I applaud and give tribute to this courageous glance at history. Safe in the confines of our present, with eyes toward the most brilliant future, we imagine history to be long gone and out of our reach—or in this case, history’s gnarly hand unable to reach us.
On the other hand, Albert Einstein concluded in his later years that the past, present, and future all exist simultaneously. Three distinct periods of time, living and breathing in the same moment.
If this is true, I wonder: do we choose our place in time? Would anyone in their right minds choose life within the frame of the Spanish inquisition? In Sagrat, Spain? As with many time frames, luckily, much of their unraveling lies in the eyes of the beholder or the person doing the research. In this case, Petken delivers a well-researched anthology of anecdotes in order to influence her story.

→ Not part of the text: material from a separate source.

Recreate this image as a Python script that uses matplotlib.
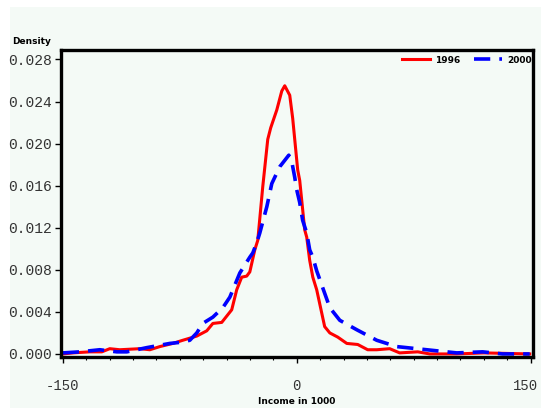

Jana Petken introduces us to the world based on the life of David Sanz and his family. Conversos, in a time when Jews and Moors are persecuted for their religious beliefs while the Catholic Church rolls out its ugliest colors we follow David into the many circles of hell. The story files by quickly, with fast complications while a constant barrage of ungodly problems paints humanity in the vilest way possible. I would have enjoyed seeing some of the nicer threads that occur explored with the same verve and passion afforded the multifarious darker moments. After all, this was a time when a woman, Isabella 1 of Castile ruled as Queen. She successfully relieved Spain of the enormous debt caused by her predecessor and under her reign, crime dipped to an all-time low. Plus, she was the one who financed Christopher Columbus’s voyage to the New World. Material for another great book.